Hegel’s legacy is vast and, like his philosophical system, very complex and difficult to navigate. His life too was filled with events and personal encounters that stimulated his thoughts and—to some significant degree—influenced their direction. External events, such as French revolutionary upheaval, political alterations in modern Prussia, the social and political controversies of the time, philosophical disputes, intellectual and personal disagreements—all those events undoubtedly shaped his personality and influenced his constantly evolving ideas. Thus, to fully understand Hegel’s philosophy and appreciate all its turns and peculiarities, it is crucial to view it in the context of the thinker’s life, placing him in dialogue with his contemporaries and his surroundings. The present study is a modest attempt to contribute to this task.

Notes

  1. 1.

    Originally conceived and run as a military academy, the Karlschule eventually grew into a broad university-like educational institution combining a medical school, business school, arts college, and music school (Beiser 2005, 13–14). Hegel’s older brother Georg attended this school.
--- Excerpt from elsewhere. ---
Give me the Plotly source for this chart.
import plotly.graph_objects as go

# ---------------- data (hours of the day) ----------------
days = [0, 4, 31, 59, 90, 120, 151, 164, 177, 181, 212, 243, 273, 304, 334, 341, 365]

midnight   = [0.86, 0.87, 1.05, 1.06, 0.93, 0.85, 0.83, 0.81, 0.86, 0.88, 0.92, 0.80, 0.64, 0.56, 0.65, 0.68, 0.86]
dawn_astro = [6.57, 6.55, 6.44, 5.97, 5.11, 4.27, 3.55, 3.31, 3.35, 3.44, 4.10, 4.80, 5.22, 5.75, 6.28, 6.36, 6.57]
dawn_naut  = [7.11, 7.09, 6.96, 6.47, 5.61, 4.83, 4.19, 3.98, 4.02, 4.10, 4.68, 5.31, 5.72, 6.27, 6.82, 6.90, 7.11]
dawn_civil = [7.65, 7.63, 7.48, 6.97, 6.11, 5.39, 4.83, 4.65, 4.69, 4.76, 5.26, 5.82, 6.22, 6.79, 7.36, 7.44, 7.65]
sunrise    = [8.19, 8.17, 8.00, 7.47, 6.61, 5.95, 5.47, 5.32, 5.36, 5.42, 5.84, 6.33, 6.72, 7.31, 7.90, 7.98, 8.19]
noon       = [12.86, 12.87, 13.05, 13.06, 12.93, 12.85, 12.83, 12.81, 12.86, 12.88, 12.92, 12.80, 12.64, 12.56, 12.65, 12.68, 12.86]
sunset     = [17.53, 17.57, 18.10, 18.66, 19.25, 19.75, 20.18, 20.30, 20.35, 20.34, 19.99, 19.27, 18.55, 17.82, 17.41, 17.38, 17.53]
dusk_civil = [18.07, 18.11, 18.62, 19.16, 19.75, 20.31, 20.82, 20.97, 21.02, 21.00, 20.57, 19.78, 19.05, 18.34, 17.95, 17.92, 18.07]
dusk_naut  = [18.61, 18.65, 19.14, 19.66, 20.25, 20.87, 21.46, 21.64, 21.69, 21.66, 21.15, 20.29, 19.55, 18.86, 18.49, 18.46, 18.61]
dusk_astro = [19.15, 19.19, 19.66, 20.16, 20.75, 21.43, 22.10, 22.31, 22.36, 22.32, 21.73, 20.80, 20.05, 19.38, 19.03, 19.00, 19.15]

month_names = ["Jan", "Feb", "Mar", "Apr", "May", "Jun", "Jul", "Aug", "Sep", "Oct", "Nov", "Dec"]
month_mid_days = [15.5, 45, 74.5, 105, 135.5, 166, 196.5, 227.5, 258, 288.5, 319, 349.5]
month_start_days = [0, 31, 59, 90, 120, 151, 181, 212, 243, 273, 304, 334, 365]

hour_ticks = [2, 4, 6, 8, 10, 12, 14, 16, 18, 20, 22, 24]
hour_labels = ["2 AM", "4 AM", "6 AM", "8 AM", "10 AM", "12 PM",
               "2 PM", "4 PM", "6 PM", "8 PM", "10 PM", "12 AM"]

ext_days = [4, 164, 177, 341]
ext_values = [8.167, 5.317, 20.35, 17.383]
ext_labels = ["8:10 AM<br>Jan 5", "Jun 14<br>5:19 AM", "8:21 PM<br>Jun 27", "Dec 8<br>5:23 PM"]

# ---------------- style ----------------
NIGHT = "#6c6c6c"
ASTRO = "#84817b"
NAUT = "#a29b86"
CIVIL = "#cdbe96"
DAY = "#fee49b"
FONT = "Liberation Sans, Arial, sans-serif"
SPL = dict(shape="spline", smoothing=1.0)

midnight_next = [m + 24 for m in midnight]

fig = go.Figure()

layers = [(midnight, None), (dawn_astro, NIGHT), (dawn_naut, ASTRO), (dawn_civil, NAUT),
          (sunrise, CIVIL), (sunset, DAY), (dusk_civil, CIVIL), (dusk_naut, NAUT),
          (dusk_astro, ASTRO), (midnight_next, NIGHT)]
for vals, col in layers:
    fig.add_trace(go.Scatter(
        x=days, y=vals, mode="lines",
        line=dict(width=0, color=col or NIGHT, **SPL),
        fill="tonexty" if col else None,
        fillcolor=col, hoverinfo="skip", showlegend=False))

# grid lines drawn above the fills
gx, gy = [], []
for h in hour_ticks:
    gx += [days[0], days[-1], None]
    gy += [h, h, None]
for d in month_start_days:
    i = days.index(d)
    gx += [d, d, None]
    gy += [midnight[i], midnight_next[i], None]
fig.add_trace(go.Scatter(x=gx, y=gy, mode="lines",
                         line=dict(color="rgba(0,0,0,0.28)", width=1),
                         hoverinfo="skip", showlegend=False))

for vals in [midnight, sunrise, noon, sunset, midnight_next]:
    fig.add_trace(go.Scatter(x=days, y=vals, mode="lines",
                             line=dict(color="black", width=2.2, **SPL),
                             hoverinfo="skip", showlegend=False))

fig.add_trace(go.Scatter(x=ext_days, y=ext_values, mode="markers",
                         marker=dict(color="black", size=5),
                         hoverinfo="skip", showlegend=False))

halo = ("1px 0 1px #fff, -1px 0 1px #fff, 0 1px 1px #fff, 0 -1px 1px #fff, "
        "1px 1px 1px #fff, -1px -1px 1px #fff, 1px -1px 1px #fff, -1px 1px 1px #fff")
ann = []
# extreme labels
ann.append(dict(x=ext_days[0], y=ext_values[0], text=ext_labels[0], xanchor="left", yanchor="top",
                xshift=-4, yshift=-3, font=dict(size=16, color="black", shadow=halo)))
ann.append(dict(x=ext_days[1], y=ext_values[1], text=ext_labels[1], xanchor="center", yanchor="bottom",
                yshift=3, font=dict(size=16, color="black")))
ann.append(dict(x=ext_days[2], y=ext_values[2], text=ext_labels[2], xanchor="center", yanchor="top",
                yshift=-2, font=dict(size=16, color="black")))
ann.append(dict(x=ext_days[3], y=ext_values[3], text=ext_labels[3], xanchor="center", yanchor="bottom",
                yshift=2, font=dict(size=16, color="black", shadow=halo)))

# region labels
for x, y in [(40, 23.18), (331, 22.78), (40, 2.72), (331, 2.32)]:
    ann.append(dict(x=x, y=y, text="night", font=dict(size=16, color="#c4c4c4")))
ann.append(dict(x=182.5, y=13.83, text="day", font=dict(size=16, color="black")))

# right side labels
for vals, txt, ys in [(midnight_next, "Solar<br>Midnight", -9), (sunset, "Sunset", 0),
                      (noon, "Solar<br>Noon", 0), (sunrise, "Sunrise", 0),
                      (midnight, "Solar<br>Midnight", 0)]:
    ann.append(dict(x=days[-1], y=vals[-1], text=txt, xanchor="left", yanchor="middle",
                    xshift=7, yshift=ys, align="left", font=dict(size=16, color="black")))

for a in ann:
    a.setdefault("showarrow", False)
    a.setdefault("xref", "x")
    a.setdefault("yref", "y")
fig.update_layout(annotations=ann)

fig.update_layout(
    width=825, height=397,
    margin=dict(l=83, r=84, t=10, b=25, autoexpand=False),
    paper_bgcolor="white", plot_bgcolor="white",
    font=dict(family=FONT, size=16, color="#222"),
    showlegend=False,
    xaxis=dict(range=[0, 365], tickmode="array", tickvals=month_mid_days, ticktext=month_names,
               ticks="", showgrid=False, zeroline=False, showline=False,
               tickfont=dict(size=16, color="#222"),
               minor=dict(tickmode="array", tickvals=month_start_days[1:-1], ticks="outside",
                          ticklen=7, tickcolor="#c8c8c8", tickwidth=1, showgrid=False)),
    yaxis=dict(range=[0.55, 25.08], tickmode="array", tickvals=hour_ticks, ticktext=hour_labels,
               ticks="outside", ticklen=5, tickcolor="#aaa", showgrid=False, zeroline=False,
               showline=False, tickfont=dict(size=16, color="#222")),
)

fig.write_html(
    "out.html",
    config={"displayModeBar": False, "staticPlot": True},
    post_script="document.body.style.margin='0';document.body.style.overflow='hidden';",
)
Similarly, Schiller was a student there from 1773 to 1780.

  2. 2.

    For more details about Hegel’s entries in his diary see Pinkard (2000, 15).

  3. 3.

    Another possible career path for the graduates of this famous Swabian educational institution led to influential positions in the state administration; many of Hegel’s Stift classmates later grew into high-ranking state government officials.

  4. 4.

    For a discussion of Hegel’s friendship with Hölderlin and Schelling in Tübingen see Bykova (1990, 140ff.). Cf. Jamme and Schneider (1990), Harris (1972), Kondylis (1979).

  5. 5.

    A German poet, translator and critic, August Wilhelm Schlegel (1767–1845) was an influential representative of the Jena intellectual milieu. Along with his brother Friedrich Schlegel, he is known as a leading figure of Jena Early Romanticism.

  6. 6.

    The most programmatic text in this regard is Schelling’sPresentation of My System of Philosophy (1801), where he articulates his understanding of the Absolute as an absolute identity and explains the crucial significance of form as a manifestation of the Absolute. For Schelling, the Absolute always exists and is expressed only in form, and only through a mutual correlation of different forms the Absolute becomes revealed in its fullness.

  7. 7.

    That was an official subtitle of the Phenomenology of Spirit which Hegel supplied at the early stage of his work on the book.

  8. 8.

    Hegel’s emphasis on theoretical work was first mentioned and discussed in detail in Kaufmann (1978).

  9. 9.

    In 1817, Hegel published the first (concise) edition of the work, now known as the Heidelberg Encyclopaedia. Later, while already in Berlin, he brought to completion—much more expanded—the second and third editions of the book that appeared in 1827 and 1830 respectively. Whereas the Heidelberg Encyclopaedia was compiled as a single volume, the two later editions grew into a three-volume book, where most of the sections (§§) came to be supplemented by Hegel’s own additional remarks that sought to explain main ideas in greater detail.

  10. 10.

    Interestingly, the part on philosophy of nature garnered some controversy, partly from Hegel’s defense of Goethe’s theory of colors, which was to be contrasted by Newton’s account of color; consequently, this work was largely dismissed by the natural scientists at Heidelberg and elsewhere. How appropriate this reaction was, the reader can judge for him/herself. Important insights into Hegel’s philosophy of nature are discussed in Part IV of this Handbook.

  11. 11.

    For more on this development see Pinkard (2000, 436ff.).

  12. 12.

    For excellent discussions of a true meaning of this statement, which is usually called the Dopplesatz, see Hardimon (1994) and Stern (2006).

  13. 13.

    For a complete list of Lecture series that Hegel taught during his tenure at Berlin, consult the Chronology, “Hegel’s Philosophical System in His Writings and Lecture Series,” provided in this volume.